I do not know the book from which this originates, but I am rather sure that it didn't take the storytelling shortcuts we see in the movie. In fact, I think we can reconstruct the book's backbone from artifacts we have left, strewn throughout the movie.
We have a bookish father, a rather serious scholar who is trapped in a menial job, probably in a book-related enterprise. We can infer as well that his Jewishness is what sets the barrier to advancement and produces the later termination and suicide. We have a decidedly non- bookish son, it seems someone actually dull. So instead of the father passing wisdom from his books to the son, we have a disconnect.
The son is the narrator, more precisely the narrator is tied to the son's vision.
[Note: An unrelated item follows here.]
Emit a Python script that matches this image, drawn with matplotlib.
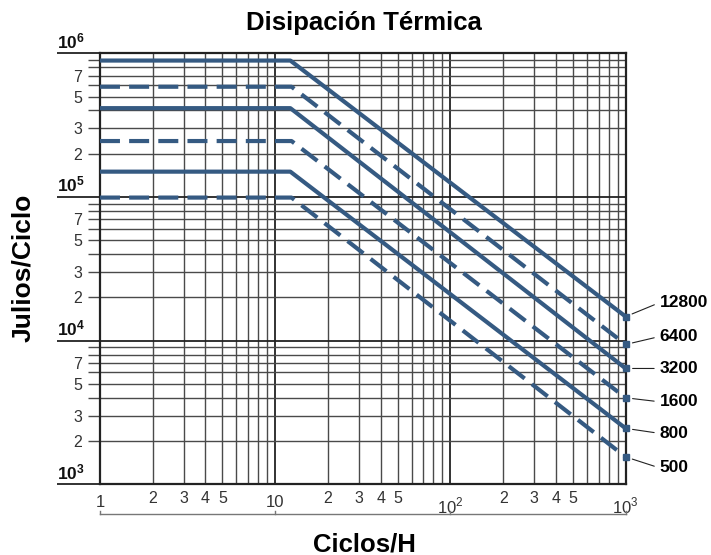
import numpy as np
import matplotlib
matplotlib.use("Agg")
import matplotlib.pyplot as plt
import matplotlib.ticker as mticker
import matplotlib.transforms as mtransforms

plt.rcParams['font.family'] = ['Liberation Sans', 'DejaVu Sans']
plt.rcParams['mathtext.fontset'] = 'custom'
plt.rcParams['mathtext.rm'] = 'Liberation Sans'
plt.rcParams['mathtext.bf'] = 'Liberation Sans:bold'

# Data
series_labels = ['12800', '6400', '3200', '1600', '800', '500']
series_dashed = [False, True, False, True, False, True]
plateau_j = [8.9e5, 5.85e5, 4.15e5, 2.45e5, 1.5e5, 0.99e5]
knee_cycles = [12.2, 12.4, 12.2, 12.4, 12.2, 12.4]
end_j = [1.47e4, 9.4e3, 6.4e3, 4.0e3, 2.45e3, 1.55e3]
start_cycles = 1
end_cycles = 1000

# label offsets (pixels) of the right-hand labels relative to line ends
label_dy = [14, 8, 0, -4, -5, -11]

blue = '#355a82'
grid_c = '#4a4a4a'

fig = plt.figure(figsize=(7.11, 5.55), dpi=100)
ax = fig.add_axes([0.1406, 0.1274, 0.7394, 0.7766])
ax.set_xscale('log')
ax.set_yscale('log')
ax.set_xlim(1, 1000)
ax.set_ylim(1e3, 1e6)

# grid
ax.grid(True, which='minor', color=grid_c, lw=1.0)
ax.grid(True, which='major', color='#222222', lw=1.3)
ax.set_axisbelow(True)
for s in ax.spines.values():
    s.set_linewidth(1.6)
    s.set_color('#222222')

# y ticks
ax.yaxis.set_major_locator(mticker.LogLocator(base=10, numticks=10))
ax.yaxis.set_minor_locator(mticker.LogLocator(base=10, subs=np.arange(2, 10), numticks=10))
ax.yaxis.set_major_formatter(mticker.NullFormatter())

def ymin_fmt(v, pos):
    m = int(round(v / 10 ** np.floor(np.log10(v) + 1e-9)))
    return str(m) if m in (2, 3, 5, 7) else ''

ax.yaxis.set_minor_formatter(mticker.FuncFormatter(ymin_fmt))
ax.tick_params(axis='y', which='major', length=31, width=1.3, color='#222222')
ax.tick_params(axis='y', which='minor', length=8.6, width=1.0, color=grid_c,
               pad=4, labelsize=11.5, labelcolor='#333333')

for dec, txt in zip([1e3, 1e4, 1e5, 1e6], ['3', '4', '5', '6']):
    ax.annotate(r'$\mathbf{10^{%s}}$' % txt, xy=(-0.082, dec),
                xycoords=('axes fraction', 'data'), xytext=(0, 1.5),
                textcoords='offset points', ha='left', va='bottom',
                fontsize=12.5, color='#111111')

# x ticks
ax.xaxis.set_major_locator(mticker.FixedLocator([1, 10, 100, 1000]))
ax.xaxis.set_major_formatter(mticker.FixedFormatter(['1', '10', r'$10^2$', r'$10^3$']))
ax.xaxis.set_minor_locator(mticker.LogLocator(base=10, subs=np.arange(2, 10), numticks=10))

def xmin_fmt(v, pos):
    m = int(round(v / 10 ** np.floor(np.log10(v) + 1e-9)))
    return str(m) if m in (2, 3, 4, 5) else ''

ax.xaxis.set_minor_formatter(mticker.FuncFormatter(xmin_fmt))
ax.tick_params(axis='x', which='major', length=0, pad=8, labelsize=12, labelcolor='#333333')
ax.tick_params(axis='x', which='minor', length=0, pad=4.5, labelsize=11.5, labelcolor='#333333')

# bracket below x labels
btr = mtransforms.blended_transform_factory(ax.transData, ax.transAxes)
ax.plot([1, 1000], [-0.069, -0.069], transform=btr, clip_on=False, color='#777777', lw=1)
for d in [1, 10, 100, 1000]:
    ax.plot([d, d], [-0.069, -0.063], transform=btr, clip_on=False, color='#777777', lw=1)

# curves
for lab, dashed, p, k, e, dy in zip(series_labels, series_dashed, plateau_j,
                                    knee_cycles, end_j, label_dy):
    xs = [start_cycles, k, end_cycles]
    ys = [p, p, e]
    line, = ax.plot(xs, ys, color=blue, lw=3, solid_capstyle='butt',
                    dash_capstyle='butt', clip_on=False, zorder=3)
    if dashed:
        line.set_dashes((4.8, 2.2))
    ax.plot([end_cycles], [e], marker='s', ms=4.5, color=blue, clip_on=False, zorder=4)
    ax.annotate(lab, xy=(end_cycles, e), xycoords='data',
                xytext=(34, dy), textcoords='offset pixels',
                ha='left', va='center', fontsize=12.5, fontweight='bold',
                annotation_clip=False,
                arrowprops=dict(arrowstyle='-', lw=0.8, color='#222222',
                                shrinkA=2, shrinkB=5, relpos=(0, 0.5)))

fig.text(0.512, 1 - 23 / 555, 'Disipación Térmica', ha='center', va='center',
         fontsize=18.5, fontweight='bold')
fig.text(0.032, 0.517, 'Julios/Ciclo', ha='center', va='center', rotation=90,
         fontsize=19, fontweight='bold')
fig.text(0.513, 1 - 544 / 555, 'Ciclos/H', ha='center', va='center',
         fontsize=18.5, fontweight='bold')

fig.savefig('out.png', dpi=100)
Because that vision is broken, the narrator is untrusted, and we see two versions of a story after the piggybank affair: one in which he remains poor and another in which he lives a fantasy with a prostitute.
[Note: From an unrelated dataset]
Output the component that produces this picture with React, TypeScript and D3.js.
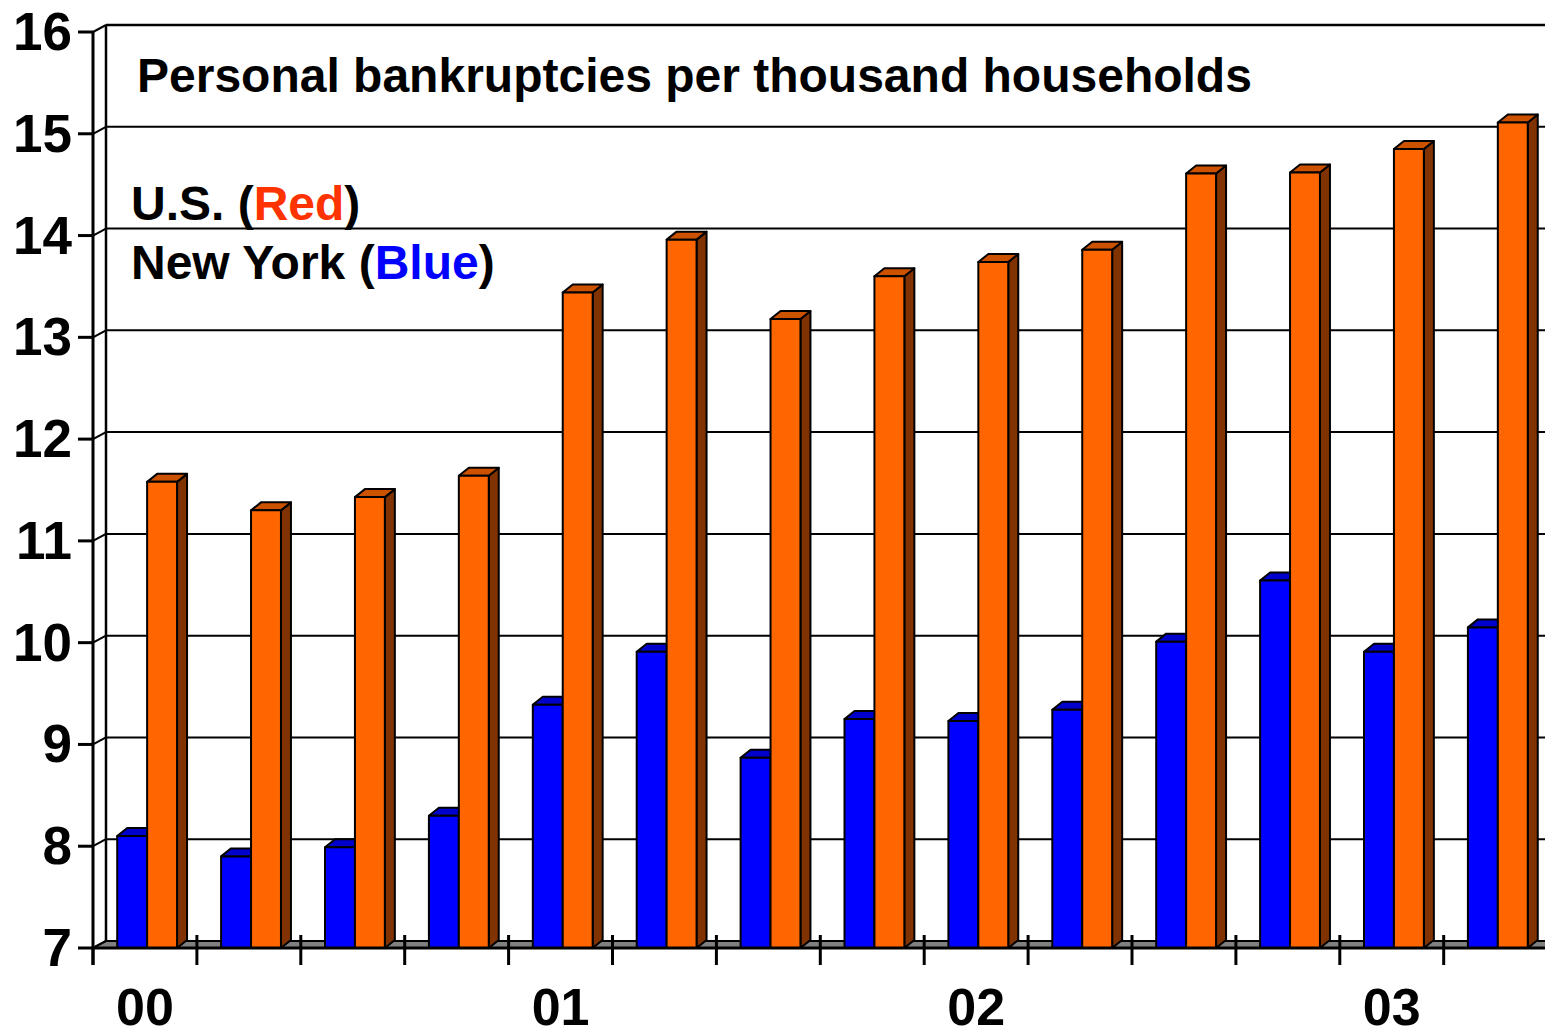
import React from "react";
import * as d3 from "d3";

const categories = ["00Q1","00Q2","00Q3","00Q4","01Q1","01Q2","01Q3","01Q4","02Q1","02Q2","02Q3","02Q4","03Q1","03Q2"];
const usValues = [11.58, 11.30, 11.43, 11.64, 13.44, 13.96, 13.18, 13.60, 13.74, 13.86, 14.61, 14.62, 14.85, 15.11];
const nyValues = [8.10, 7.90, 7.99, 8.30, 9.39, 9.91, 8.87, 9.25, 9.23, 9.34, 10.01, 10.61, 9.91, 10.15];
const yTicks = [7, 8, 9, 10, 11, 12, 13, 14, 15, 16];
const yearLabels = [{ cat: "00Q1", label: "00" }, { cat: "01Q1", label: "01" }, { cat: "02Q1", label: "02" }, { cat: "03Q1", label: "03" }];
const title = "Personal bankruptcies per thousand households";

const W = 1545, H = 1030;
const FONT = "'Liberation Sans', Arial, sans-serif";

export default function App() {
  const x = d3.scaleBand<string>().domain(categories).range([93, 93 + 14 * 103.9]).paddingInner(0).paddingOuter(0);
  const y = d3.scaleLinear().domain([7, 16]).range([948, 32]);
  const wdx = 13, wdy = -7; // wall depth
  const bdx = 10, bdy = -8; // bar depth
  const bw = x.bandwidth();
  const barW = bw * 0.288;
  const barOff = bw * 0.233;
  const y0 = y(7);

  const bar = (x0: number, v: number, front: string, top: string, side: string, key: string) => {
    const yt = y(v);
    const x1 = x0 + barW;
    return (
      <g key={key} stroke="#000" strokeWidth={2} strokeLinejoin="round">
        <polygon points={`${x1},${y0} ${x1 + bdx},${y0 + bdy} ${x1 + bdx},${yt + bdy} ${x1},${yt}`} fill={side} />
        <polygon points={`${x0},${yt} ${x1},${yt} ${x1 + bdx},${yt + bdy} ${x0 + bdx},${yt + bdy}`} fill={top} />
        <rect x={x0} y={yt} width={barW} height={y0 - yt} fill={front} />
      </g>
    );
  };

  const xEnd = W + 5;

  return (
    <svg width={W} height={H} style={{ position: "absolute", left: 0, top: 0, background: "#fff" }}>
      {yTicks.map((t) => (
        <line key={"g" + t} x1={93 + wdx} x2={xEnd} y1={y(t) + wdy} y2={y(t) + wdy} stroke="#000" strokeWidth={t === 16 ? 2.5 : 2} />
      ))}
      <line x1={93 + wdx} x2={93 + wdx} y1={y(16) + wdy} y2={y(7) + wdy} stroke="#000" strokeWidth={2.5} />
      {yTicks.map((t) => (
        <line key={"d" + t} x1={93} x2={93 + wdx} y1={y(t)} y2={y(t) + wdy} stroke="#000" strokeWidth={2} />
      ))}
      <polygon points={`${93},${y0} ${93 + wdx},${y0 + wdy} ${xEnd},${y0 + wdy} ${xEnd},${y0}`} fill="#808080" stroke="#000" strokeWidth={2} />
      {categories.map((c, i) => (
        <line key={"xt" + c} x1={x(c)!} x2={x(c)!} y1={i === 0 ? y0 : y0 - 13} y2={y0 + 17} stroke="#000" strokeWidth={3} />
      ))}
      <line x1={93 + 14 * 103.9} x2={93 + 14 * 103.9} y1={y0 - 13} y2={y0 + 17} stroke="#000" strokeWidth={3} />
      {categories.map((c, i) => {
        const bx = x(c)! + barOff;
        return (
          <g key={"b" + c}>
            {bar(bx, nyValues[i], "#0000FF", "#0000CC", "#000080", "ny" + c)}
            {bar(bx + barW, usValues[i], "#FF6600", "#CC5200", "#803300", "us" + c)}
          </g>
        );
      })}
      <line x1={93} x2={xEnd} y1={y0} y2={y0} stroke="#000" strokeWidth={3} />
      <line x1={93} x2={93} y1={y(16)} y2={y0 + 17} stroke="#000" strokeWidth={3} />
      {yTicks.map((t) => (
        <line key={"yt" + t} x1={78} x2={93} y1={y(t)} y2={y(t)} stroke="#000" strokeWidth={3} />
      ))}
      {yTicks.map((t) => (
        <text key={"yl" + t} x={72} y={y(t) + 18} textAnchor="end" fontFamily={FONT} fontWeight="bold" fontSize={53} fill="#000">{t}</text>
      ))}
      {yearLabels.map((d) => (
        <text key={"xl" + d.label} x={x(d.cat)! + bw / 2} y={1025} textAnchor="middle" fontFamily={FONT} fontWeight="bold" fontSize={52} fill="#000">{d.label}</text>
      ))}
      <text x={137} y={92} fontFamily={FONT} fontWeight="bold" fontSize={48} fill="#000">{title}</text>
      <text x={131} y={220} fontFamily={FONT} fontWeight="bold" fontSize={48} fill="#000">
        U.S. (<tspan fill="#FF3300">Red</tspan>)
      </text>
      <text x={131} y={279} fontFamily={FONT} fontWeight="bold" fontSize={48} fill="#000">
        New York (<tspan fill="#0000FF">Blue</tspan>)
      </text>
    </svg>
  );
}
That untrusted nature pervades the story itself: there is a story about an older son, someone whose existence even the shopkeeper acknowledges. We in fact see a photo of two children. But in a remarkable scene, the mother returns and the boy presents his own, contrary, story while she speaks similarly.
So at root, it is a book about books: The "Jewish" (and western) books don't connect. In fact, they are sold to procure sex. The Koran does connect, and much is made of our boy's receiving and adopting it. It connects not because if its intrinsic content, but because a human (a "sufi" shopkeeper) created the bond. Along the way, we see our otherwise poor student become a master teacher when helping pass the driver's test.
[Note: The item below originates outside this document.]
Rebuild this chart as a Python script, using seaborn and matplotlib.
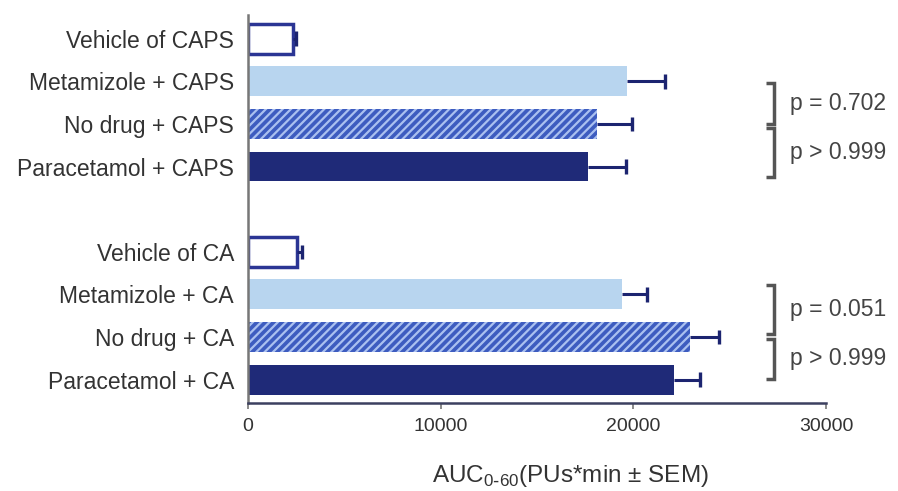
import pandas as pd
import matplotlib
matplotlib.use("Agg")
import matplotlib.pyplot as plt
import seaborn as sns

# Values
labels = ["Vehicle of CAPS", "Metamizole + CAPS", "No drug + CAPS", "Paracetamol + CAPS",
          "Vehicle of CA", "Metamizole + CA", "No drug + CA", "Paracetamol + CA"]
kinds = ["vehicle", "metamizole", "nodrug", "paracetamol",
         "vehicle", "metamizole", "nodrug", "paracetamol"]
means = [2350, 19650, 18100, 17650, 2550, 19400, 22950, 22100]
sems = [150, 2000, 1830, 1970, 250, 1300, 1500, 1350]
x_ticks = [0, 10000, 20000, 30000]

# p-value brackets: (top, bottom) in bar slots, and text
brackets = [(1.05, 2.0, "p = 0.702"), (2.1, 3.24, "p > 0.999"),
            (5.77, 6.93, "p = 0.051"), (7.05, 7.98, "p > 0.999")]

df = pd.DataFrame({"label": labels, "kind": kinds, "auc": means, "sem": sems})
order = labels[:4] + [" "] + labels[4:]

styles = {
    "vehicle": dict(fc="white", ec="#2b3594", lw=2.5, hatch=None),
    "metamizole": dict(fc="#b8d5ef", ec="#b8d5ef", lw=0, hatch=None),
    "nodrug": dict(fc="#3d5cc0", ec="#aac0f0", lw=0, hatch="////"),
    "paracetamol": dict(fc="#1f2a78", ec="#1f2a78", lw=0, hatch=None),
}

sns.set_style("white")
plt.rcParams["font.family"] = ["Liberation Sans", "DejaVu Sans"]
plt.rcParams["hatch.linewidth"] = 1.6

fig = plt.figure(figsize=(8.98, 4.91), dpi=100)
ax = fig.add_axes([0.276, 0.179, 0.644, 0.79])

sns.barplot(data=df, x="auc", y="label", order=order, orient="h",
            width=0.7, errorbar=None, color="#1f2a78", ax=ax)

# style each bar by its position
kind_of = dict(zip(labels, kinds))
for p in ax.patches:
    idx = int(round(p.get_y() + p.get_height() / 2))
    st = styles[kind_of[order[idx]]]
    p.set_facecolor(st["fc"])
    p.set_edgecolor(st["ec"])
    p.set_linewidth(st["lw"])
    if st["hatch"]:
        p.set_hatch(st["hatch"])

# one-sided SEM error bars
ypos = [order.index(l) for l in labels]
ends = [m + s for m, s in zip(means, sems)]
err_c = "#1c2470"
ax.hlines(ypos, means, ends, color=err_c, lw=2.2, zorder=3)
ax.vlines(ends, [y - 0.17 for y in ypos], [y + 0.17 for y in ypos], color=err_c, lw=2.4, zorder=3)

ax.set_xlim(0, 30000)
ax.set_ylim(8.55, -0.55)
ax.set_xticks(x_ticks)
ax.set_xticklabels([str(t) for t in x_ticks], fontsize=14, color="#333333")
ax.tick_params(axis="x", length=4, width=1.2, color="#777777", pad=7, direction="out", bottom=True)
ax.tick_params(axis="y", length=0, labelsize=16.5, labelcolor="#333333", pad=10)
ax.set_ylabel("")
ax.set_xlabel(r"AUC$_{\mathregular{0\text{-}60}}$(PUs*min ± SEM)", fontsize=17.5, color="#333333")
ax.xaxis.set_label_coords(0.557, -0.155)

sns.despine(ax=ax, top=True, right=True)
ax.spines["left"].set_color("#777777")
ax.spines["left"].set_linewidth(1.8)
ax.spines["bottom"].set_color("#3c4060")
ax.spines["bottom"].set_linewidth(1.8)

# significance brackets
bx, bt, tx = 27300, 26900, 28100
for top, bot, txt in brackets:
    ax.plot([bt, bx, bx, bt], [top, top, bot, bot], color="#555555", lw=2.5,
            clip_on=False, solid_capstyle="butt", solid_joinstyle="miter")
    ax.text(tx, (top + bot) / 2, txt, fontsize=16.5, color="#444444",
            va="center", ha="left", clip_on=False)

fig.savefig("out.png", dpi=100)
So we'd have a book about warring books, connecting with the reader through personal metaphor just as the story within connects the personal through books. I call this "folding," and imagine it to have been the construction of the original book.
But none of that is here. All of it has been washed away and replaced with actor's mannerisms, disconnected scenarios and cheap sentiment. Sharif should have known better, especially if he understood the story.
Ted's Evaluation -- 1 of 3: You can find something better to do with this part of your life.
Fify Befe Oa Nana
28/08/2024 03:10
I went to see the movie after reading very good reviews during last Venice Film Festival. It was generally described as a fairytale about tolerance and friendship - ant that's what it is. A fairytale Paris quarter, with fairytale 'putaines', a wise middle aged shopkeeper, a smart teenager - everyday life goes on with a little happiness, a little tragedy, nice period music, simple happy philosophy. The second half of the movie goes on-the-road - in a fairytale Turkey, though definitely more realistic than Paris. Omar Sharif is good, and Pierre Boulanger is even better. This film is perfect to spend a cheerful evening and it is a little joyful lesson on religious tolerance and friendship.
عبدالعالي الصقري
28/08/2024 03:10
. . .and, by the way, I am of Irish descent. But the script is so one-sided that it left me wondering. The boy's father abandons him out of pure cowardice. The boy's mother appears briefly, then inexplicably disappears. His home is a claustrophobic nightmare of books. All of the openness, space, and light is associated with the Sharif character. The lad ends up rejecting his Jewish heritage completely, adopting an Arabic variant, and contentedly running a corner grocery store from 6:00 a.m to midnight.
The bland acceptance of this piece of subtle, but clear, propaganda - pretty much what I would expect from the current climate in France - leaves me puzzled.